Social media is not about merely reporting news objectively. It’s about keeping up with the thought leaders and influencers from popular blogs and magazines. In turn, companies create a conversation with their own followers based on top trending subjects.

8. Newsletters
Email marketing might be a last ditch sales effort, but it is sometimes the most effective tool in content marketing. Assuming that many customers will bow out or “go think about it,” and never return, smart marketers have come up with the idea of sending an email to remind customers of the opportunity.

Since most newsletters require an opt-in, the reader does not think of the message as spam. Newsletters are more personal in writing style and can actually resemble blogs with interesting subject lines, headlines, and subheadings.

Reporting the results of content marketing and strategizing for tomorrow

After investing so much time in a targeted and organized campaign, it is crucial for a company owner or marketing team to continue planning.
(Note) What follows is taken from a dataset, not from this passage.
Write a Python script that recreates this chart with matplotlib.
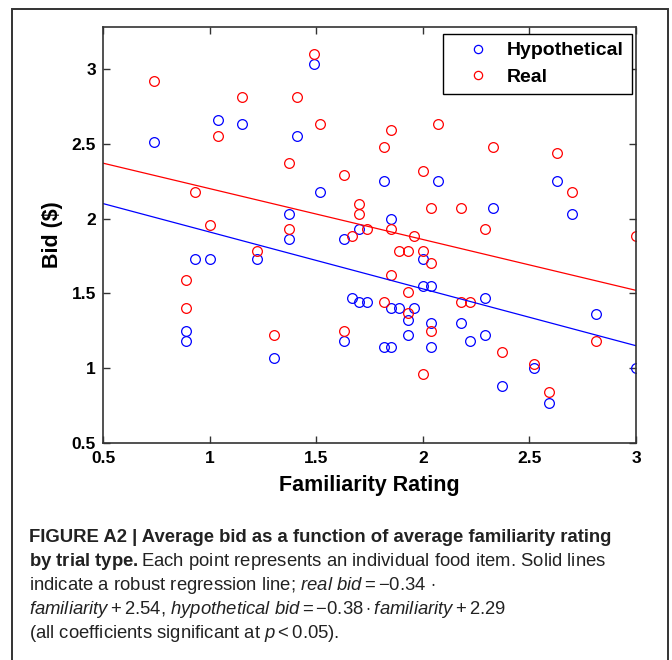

Content marketing strategy works best when there is regular fine-tuning. Success often requires changing the structure from its initial construction. If conversions or clicks are low, something about the campaign is not working.

Study the analytics. Measuring traffic trends, sales conversions, clicks and subscriptions can provide insight into what is not working. A company can restructure its campaign and make necessary changes after reviewing the data.

The entire marketing team, and even other departments, should review monthly or even weekly reports, so a collective plan can be created incorporating everyone’s input.

The most important data derived from analytics includes the following:

• Bounce rates (how many viewers immediately leave)

• Page loading times

• Traffic sources (high incoming traffic is not necessarily connected to sales conversions)

• Time spent on pages (the longer the time spent on each individual page, the better)

• Returning IP addresses

Developing a marketing strategy is a complex undertaking but the more time taken to review the data, the more effectively a marketing department can project the future.

Good strategy means frequently re-evaluating a content marketing plan based on incoming data. A company must be open-minded and willing to revise channel strategy, core topics and maybe even team processes on a regular basis to increase the likelihood of success, both in the short term and the long term.